Dennoch Buch ist kein Beispiel für die Ausübung der Prostitution, sondern vielmehr ein Bruchteil aus der Welt dieser ausländischen Frauen, die in diesem Millieu arbeiten. Sie arbeiten in den „Häusern“, in den „casas“ wie sie sie nennen. Dort gibt es keine Cafés, keine Aufenthaltsräume, keine Shows - es gibt nichts. Es sind Frauen, die selbständig arbeiten, in der Regel ohne Zuhälter. Sie mieten dort ein Zimmer in einem der Häuser und warten an der Tür bis ein Kunde vorbeikommt.
Für mich ist das Buch die Erzählung von dieser konkreten Sorte von Prostitution.

Ich denke, dass so wie ich, viele andere Menschen, vor allem Frauen, nicht von diesem Umfeld wissen. Die Männer, die diesen Service nutzen, haben wahrscheinlich eine klarerer Vorstellung, aber sie sprechen nicht darüber. darüber wird nie gesprochen.


4. Zu welchem Bild positionieren sie sich: Die Prostitution als etwas strafbares oder die Prostituierten als Opfer?
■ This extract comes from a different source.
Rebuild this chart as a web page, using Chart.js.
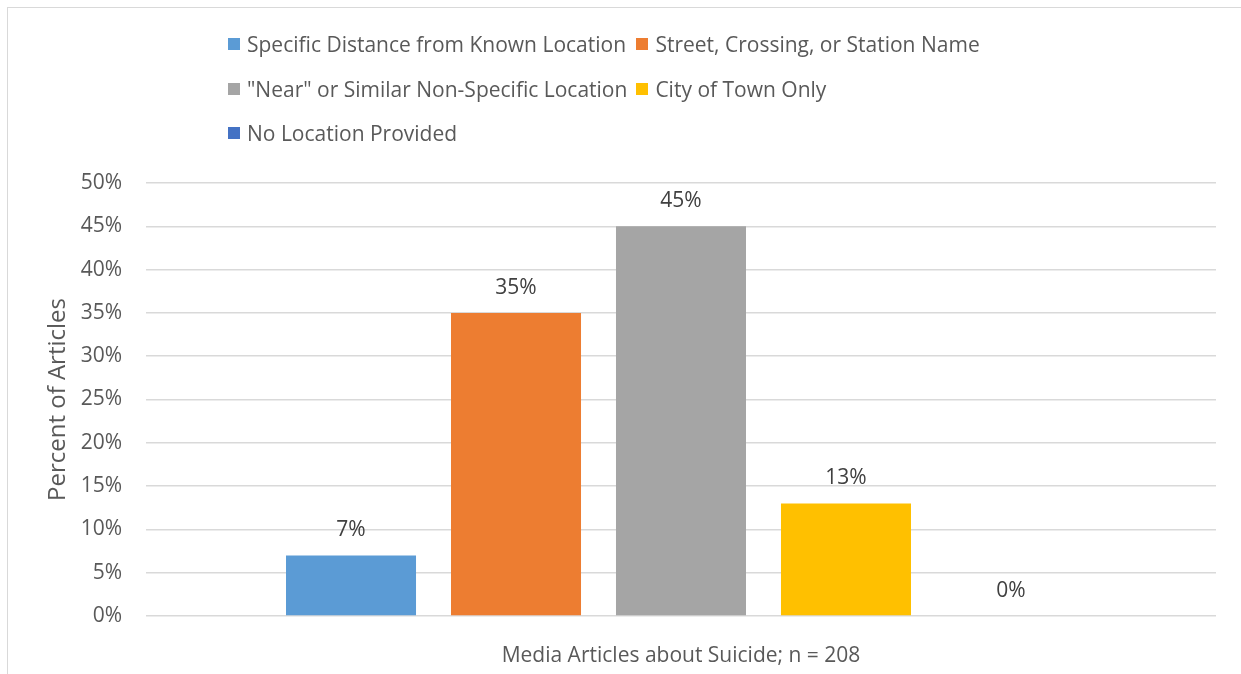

Da ich im Rotlichtmillieu mit Frauen gearbeitet habe, war es nicht schwer sich von dem Bild der Prostitution als etwas strafbares zu distanzieren. Es ist schwieriger sich von der Sichtweise, die die Prostituierten als Opfer sich zu trennen. Das war genau das Bild, das ich am Anfang selber hatte, bevor ich anfing mit den Frauen zu arbeiten.
Aber irgendwann musste ich dieses Bild aufgeben, weil ich eine andere Welt entdeckt habe. Ich entdeckte dabei starke Frauen, sehr starke Frauen, die aus der Not eine Tugend machen. Sie arbeiten wann und wie sie können, um Geld zu verdienen, das sie nach Hause schicken, um ihre Familie zu ernähren. Es gibt ganze Familien, die von den Gehältern dieser Frauen abhängig sind.
Es sind Frauen, die wählen, wie, wo und mit welcher Intensität sie arbeiten möchten, und auch welchen Service sie anbieten und welchen nicht.